In contrast, emerging and developing economies have so far been successful in weathering the financial turmoil in developed nations. That said, even the developing economies have recently begun to see some slowing in growth.
The U.S. Economic Environment
The bursting of the housing bubble that began to be evident in August of 2007 has inflicted severe damage to core financial systems in the U.S. The fallout has impaired liquidity despite aggressive measures by major central banks. The deepening economic weakness has also had led to reduced confidence in the liquidity of and returns on U.S. bonds and equities. As a result, the real effective exchange rate for the U.S. dollar has fallen sharply since mid-2007.
Growth Outlook for the U.S. Economy
Some economists are of the view that exports may prop up the U.S. economy. However, the International Monetary Fund’s projections don’t seem to agree.
Deteriorating financial market conditions and the continuing correction in the housing market may not allow the economy to recover from the slump in the near future.

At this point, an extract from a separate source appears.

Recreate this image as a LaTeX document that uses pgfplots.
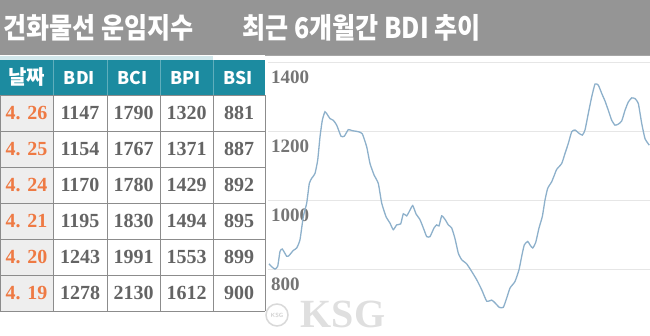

Other factors which are likely to affect the growth of the U.S. economy are weak market confidence, sluggish growth in disposable incomes, low consumption, higher energy costs, and constraints on household borrowing.
Though a fiscal stimulus package and the deep rate cuts imposed by the Federal Reserve are justified for an economy that is under stress, they may not be able to put the economy on a firm footing anytime soon.
Policymakers need to take strong steps to deal with financial market turmoil. The main goals that they should seek to accomplish are helping financial institutions to regain trust in their financial soundness and an easing of the liquidity strain.
Conclusion
To a large extent, the U.S. economy’s path over the next year or so will depend on how the present financial troubles evolve from this point onward. The challenge for policymakers is to address both inflationary pressures and recession fears with the utmost urgency.